A British fleet had captured a large …

Years: 1600 - 1600
December

A British fleet had captured a large Portuguese carrack, the Madre de Deus, off the Azores in 1592, during the war with Spain.

Loaded with nine hundred tons of merchandise from India and China, estimated at half a million pounds (nearly half the size of English Treasury at the time), this foretaste of the riches of the East had galvanized interest in the region.

That same year, Cornelis de Houtman had been sent by Dutch merchants to Lisbon, to gather as much information as he could about the Spice Islands.

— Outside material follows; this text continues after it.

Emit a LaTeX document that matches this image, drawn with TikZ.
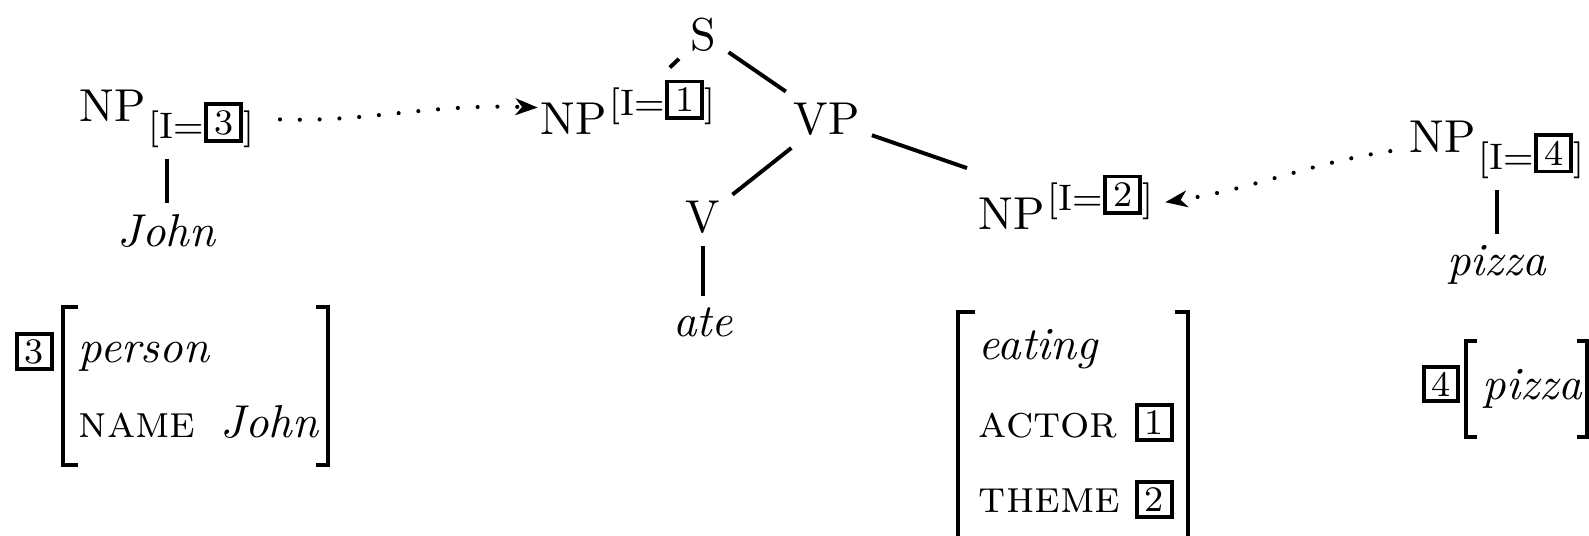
\documentclass[tikz,border=0pt]{standalone}
\usetikzlibrary{arrows.meta}
\newcommand\tagbox[1]{\raisebox{0.8pt}{\fboxsep=0.9pt\fboxrule=0.85pt\fbox{\makebox[5pt]{\fontsize{7.8}{8}\selectfont #1}}}}
\newcommand\featlab[1]{{\fontsize{8}{9}\selectfont[I=\tagbox{#1}]}}
\newcommand\NPsub[1]{NP\hspace{0.6pt}\raisebox{-3.5pt}{\featlab{#1}}}
\newcommand\NPsup[1]{NP\hspace{0.6pt}\raisebox{4.3pt}{\featlab{#1}}}
\begin{document}
\begin{tikzpicture}[x=0.217pt,y=-0.217pt,
  tn/.style={inner sep=2.4pt,anchor=base west},
  leaf/.style={inner sep=2.4pt,anchor=base},
  txt/.style={inner sep=0pt,anchor=base west},
  tagnode/.style={draw,line width=0.85pt,inner sep=0pt,minimum size=7.5pt,font=\fontsize{7.8}{8}\selectfont},
  link/.style={line width=0.85pt},
  brk/.style={line width=0.9pt},
  dotarrow/.style={line width=0.9pt,line cap=round,dash pattern=on 0pt off 4.3pt,-{Stealth[length=4.8pt,width=3.6pt,inset=1.4pt]}}]
\useasboundingbox (0,0) rectangle (1589,536);
\clip (0,0) rectangle (1589,536);
% baselines of the leaves
\coordinate (bjohn) at (0,247);
\coordinate (bate) at (0,337);
\coordinate (bpizza) at (0,276);
% tree nodes
\node[tn] (s)   at (679,51)  {S};
\node[tn] (np1) at (529,135) {\NPsup{1}};
\node[tn] (vp)  at (782,135) {VP};
\node[tn] (v)   at (674,233) {V};
\node[leaf] (ate) at (v.center |- bate) {\textit{ate}};
\node[tn] (np2) at (967,230) {\NPsup{2}};
\node[tn] (np3) at (68,122)  {\NPsub{3}};
\node[leaf] (john) at (np3.center |- bjohn) {\textit{John}};
\node[tn] (np4) at (1398,153) {\NPsub{4}};
\node[leaf] (pizza) at (np4.center |- bpizza) {\textit{pizza}};
% edges
\draw[link] (s) -- (np1);
\draw[link] (s) -- (vp);
\draw[link] (vp) -- (v);
\draw[link] (vp) -- (np2);
\draw[link] (v) -- (ate);
\draw[link] (np3) -- (john);
\draw[link] (np4) -- (pizza);
% dotted arrows
\draw[dotarrow,shorten <=3pt,shorten >=-1.9pt] (np3.east) to[out=-2,in=178] (np1.west);
\draw[dotarrow,shorten <=1.7pt] (np4.west) to[out=188.7,in=8.7] (np2.east);
% AVM for 3
\node[tagnode] (t3) at (34.5,351.5) {3};
\node[txt] (person) at (78,363) {\textit{person}};
\node[txt] (name) at (78,438) {\textsc{name}};
\node[txt] (johnv) at (220,438) {\textit{John}};
\draw[brk] (78,307) -| (63,465) -- (78,465);
\draw[brk] (316,307) -| (328,465) -- (316,465);
% AVM for eating
\node[txt] (eating) at (978,360) {\textit{eating}};
\node[txt] (actor) at (978,438) {\textsc{actor}};
\node[txt] (theme) at (978,513) {\textsc{theme}};
\node[tagnode] (t1) at (1154.5,422.5) {1};
\node[tagnode] (t2) at (1154.5,499.5) {2};
\draw[brk] (975,312) -| (958,560);
\draw[brk] (1175,312) -| (1188,560);
% AVM for pizza
\node[tagnode] (t4) at (1441,384) {4};
\node[txt] (pizzav) at (1482,400) {\textit{pizza}};
\draw[brk] (1477,341) -| (1466,437) -- (1477,437);
\draw[brk] (1577,341) -| (1587,437) -- (1577,437);
\end{tikzpicture}
\end{document}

Merchant and explorer Jan Huyghen van Linschoten, having traveled widely in the Indian Ocean at the service of the Portuguese, had in 1595 published a travel report in Amsterdam, the Reys-gheschrift vande navigatien der Portugaloysers in Orienten ("Report of a journey through the navigations of the Portuguese in the East").

This included vast directions on how to navigate between Portugal and the East Indies and to Japan.

Dutch and British interest fed on new information had led to a movement of commercial expansion.

In 1598, an increasing number of new fleets had been sent out by competing merchant groups from around the Netherlands.

Some fleets had been lost, but most were successful, with some voyages producing high profits.

In March 1599, a fleet of eight ships under Jacob van Neck had been the first Dutch fleet to reach the ‘Spice Islands’ of Maluku.

The ships returned to Europe in 1599 and 1600; the expedition has made a 400 percent profit.

The foundation of the English East India Company, in 1600, allows the entry of chartered companies into the markets of the so-called East Indies.